Just as in screw piling, it is possible to install as many as twenty-five screw piles per day to reduce the costs of labour. Again, screw piles create almost no spoil, and muck-away costs are minimal. The piles work with compression and tension and are helpful when used in connection with a support bracket.
Pile and Beam Underpinnings
A pile and beam underpinning is often utilised when a traditional underpinning system is deemed uneconomical or an entire property has been affected and urgently needs repairs. In this type of work, all the existing floors of a building are pulled up and a pit is dug while mini-piles are constructed. Pockets of brickwork are removed, and the reinforcement is made per an engineer’s specific directions. In the final stages, the site is inspected and then concreted. This technique is ideal for the laying down deeper foundations over, in some instances, tree roots or a drain network.

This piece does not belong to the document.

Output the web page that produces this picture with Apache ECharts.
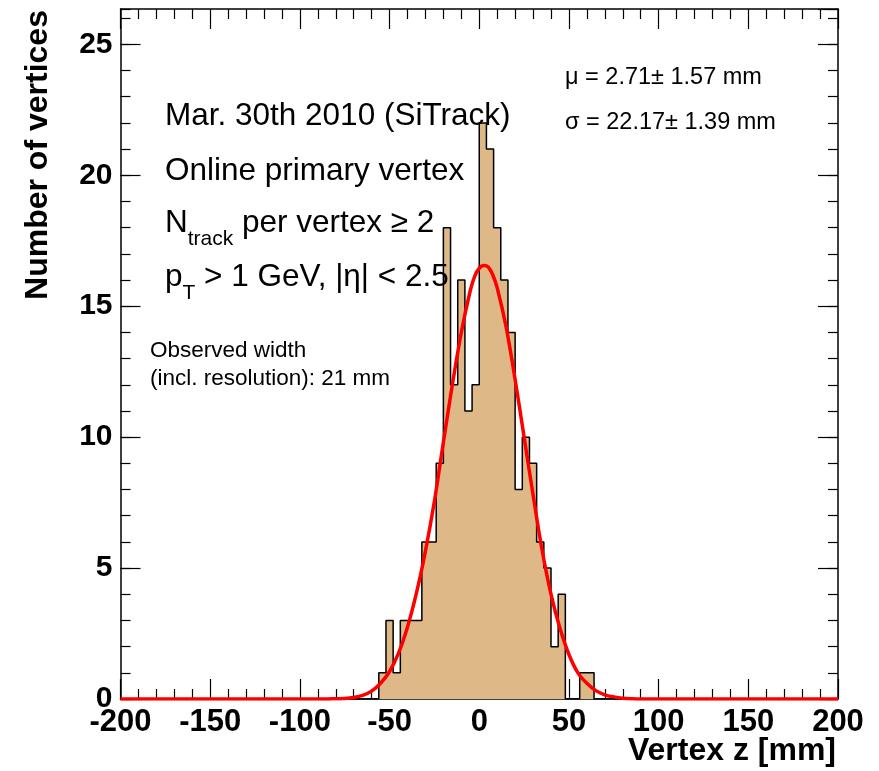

Cantilever Pile and Beam Underpinnings
A cantilever pile and beam underpinning is similar to pile and beam underpinning. However, the piles are used in tension and compression, and the work is carried out from outside a property, thereby saving the customer substantial expenses in the removal of fixtures and inside floors. This method is often used with screw and conventional piles in connection with Helibeam masonry reinforcement.
Piled Raft Underpinnings
A piled raft underpinning is facilitated when a whole property’s foundation has been affected. All the existing floors are taken out and mini-piles are built. Pockets of brickwork are extracted and the reinforcement is made per an engineer’s recommendation. The building is inspected and concreted in the final stage.